BABA CİNAYET MAHALLİNDEYDİ

İddianamede baba Nida Garipoğlu ile ilgili şu değerlendirmelere yer verildi: "Saat 16.40'ta cinayet mahallinde olduğu (Mehmet Nida'nın cep telefonu sinyal bilgisini hesaba katmadan düşünüldüğünde -alınan ifade ve beyanlara göre- yapılacak hesapta saat 14.30'da fabrikadan çıktığında en erken 15.30'da cinayet mahallinde olabileceğinin kabulü gerektiği) ve Cem Garipoğlu'nun ise daha önce, saat 14.55'te ikametine Münevver ile birlikte girerken kameraların görebileceği hesabını da yaparak, özellikle arka bahçe kapsından Münevver'i içeri soktuğu ve içeride bir süre beraber kaldıkları anlaşıldı."

BABA CİNAYETE DOĞRUDAN KATILDI, MÜNEVVER'İN KAFASINI CANLIYKEN KESTİLER

İddianamede dakika dakika şu bilgiler yer aldı: "Bu sırada Cem'in saat 14.55'te maktul ile birlikte eve girmesiyle başlayıp saat 18.36'da valiz ve gitar çantası ile dışarı çıkmasıyla bittiği anlaşılan zaman dilimi içindeki cinayet saatinde, baba Mehmet Nida Garipoğlu'nun alt bahçe yolundan kameralara görünmeden gizlice Cem Garipoğlu'nun daha önceden açtığı alt bahçe kapısından eve girdiği, cinayete doğrudan doğruya katılarak şüpheli Cem ile birlikte Münevver'i kesici alet ile yaraladıkları, vücudunda işkence mahiyetinde yaralar açtıkları, yine otopsi raporlarından anlaşılacağı üzere henüz canlıyken testere ile kafasını kestikleri, şüpheli Cem ile şüpheli Mehmet'in Münevver'in kafasını poşete koyarak gitar kutusuna koydukları, başı olamayan cesedi ise bavula yerleştirdikleri, yerde bulunan kan izlerini büyük oranda silmeye çalıştıkları, daha sonra şüpheli Mehmet Nida Garipoğlu'nun cinayet mahalli olan evinden çıkarak 5 kilometre uzaktaki Avcılar'daki ofisine 5-10 dakika gibi bir sürede en geç saat 17.21'de gittiği (Mehmet'in kullandığı cep telefonu sinyalleri dikkate alındığında) şüpheli Cem'in ise saat 18.36'da ikametten Mehmet Ceyhan B.'nin çalıştığı taksi durağını telefonla aradığı ve taksi istediği, Cem'in gitar kutusundaki baş ve bavul içindeki cesedi alarak evden dışarıya çıktığı...."

AKMERKEZ'DEN SONRA EVE GİTMİŞ

Bavul ile evden çıkarken Refik İmamoğlu tarafından görülen Cem Garipoğlu'nun, Mehmet Ceyhan B.'nin aracına yolcu olarak binerek kendisini Beşiktaş'a götürmesini istediği, Etiler'de inerek elindeki bavul ve gitar kutusunu çöp konteynerine attığı belirtildi.

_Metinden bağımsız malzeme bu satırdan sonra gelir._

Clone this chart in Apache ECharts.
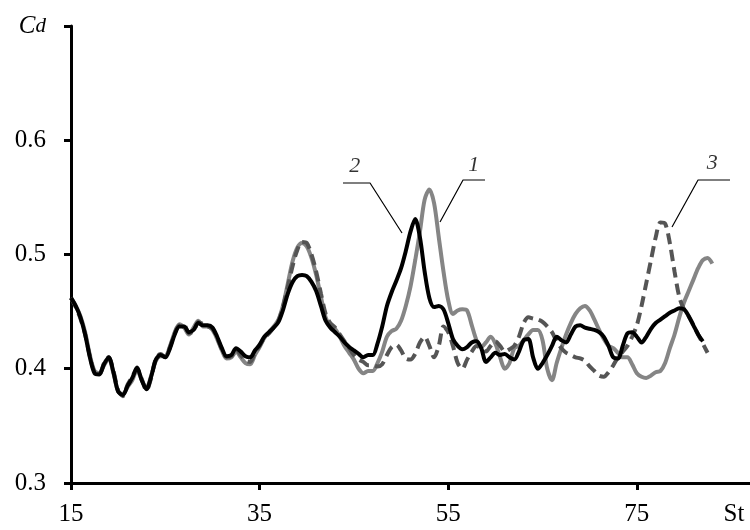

Cem Garipoğlu'nun bu sırada tanıklar Agah Kanoğlan ve Vefa Çelik tarafından görüldüğü ifade edildi. Cem Garipoğlu'nun, cesedi çöp konteynerine attıktan sonra saat 19.50'de Akmerkez'e gittiği ve burada tanık Eren Atlı ile karşılaştığı, saat 21.40 civarında Bahçeşehir'deki evine döndüğü belirtildi.